I have a recent answer via email from CSW on that very question, for that very reason. The answer is yes, they are the same, and this is the most authoritative one I can get for now. I told them that I can't see the inside of the voice coil so that is why I am asking.

Frankly, I don't know if there is anyone there who knows enough about the Kloss designs and their history to give a trustworthy answer. Maybe there is the knowledge or the design notes, I don't know. I do have a PSW II and the supposedly identical driver in my Chinese New Ensemble cabinets. I could take them apart and look at the backs of the speakers, but I just figured that even an identical physical appearance there would not be enough to answer the question, except for magnet size (and not even strength).

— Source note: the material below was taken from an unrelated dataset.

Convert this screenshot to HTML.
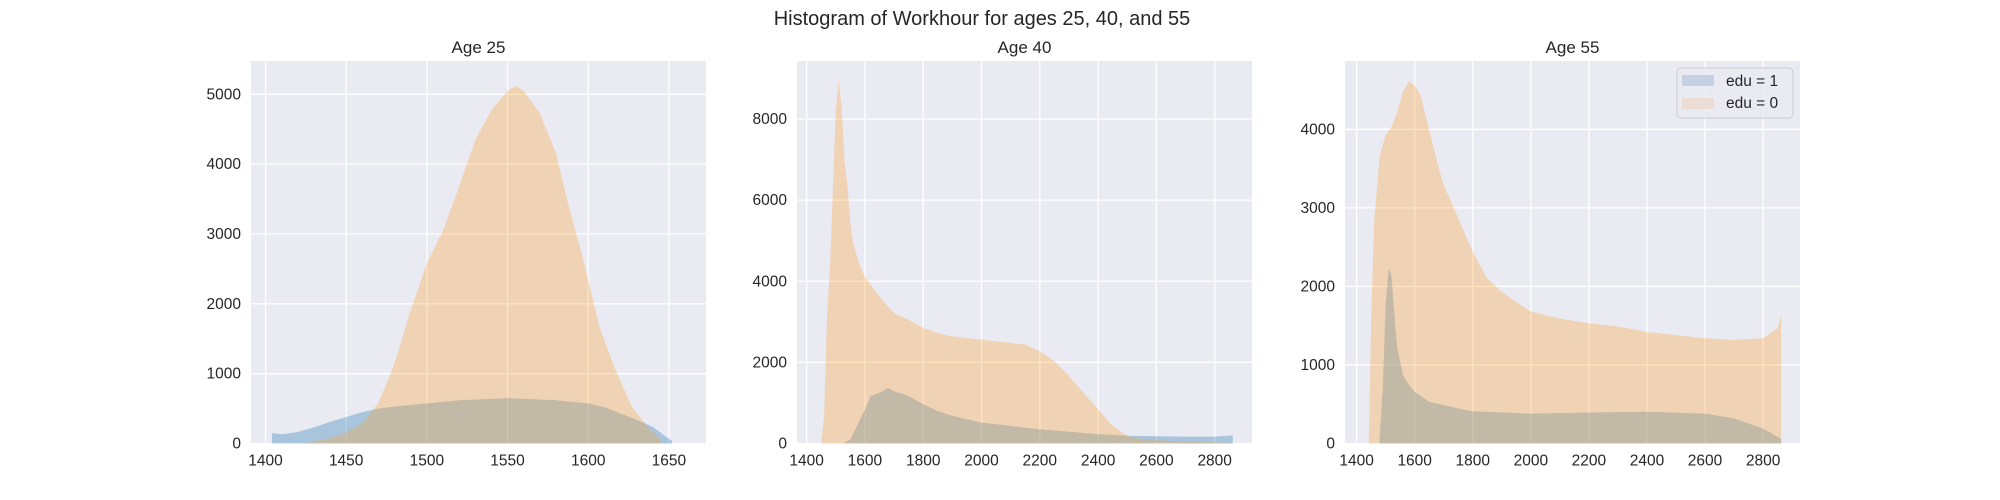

The person I need to ask is Henry, and he has retired to bask in the music of the spheres. Second best would be someone who was working with him when the driver in the PSW II was designed.

I was told by Walter Schofield, CSW marketing director for 9 years, that the PSW II driver is longer throw than the original. This was being designed at the time he was exiting the company. Knowing Henry's cost containing design philosophy, I wonder if the only functional changes were the longer throw and the heat sink for increased power handling. If everything else could remain the same, then he would only have had to put the driver into a larger box and use the box size and the amplifier equalization to extend the response to below 30 hertz. Do you think that this approach could have worked?

In this scenario, if I understand Carl's and your answers already given, this would mean that the modified driver would perform in the Ensemble cabinet just the same as the original one does. An elegant, Klosssian soultion. Oh, and change the basket construction to help make up the cost difference of adding the modifications.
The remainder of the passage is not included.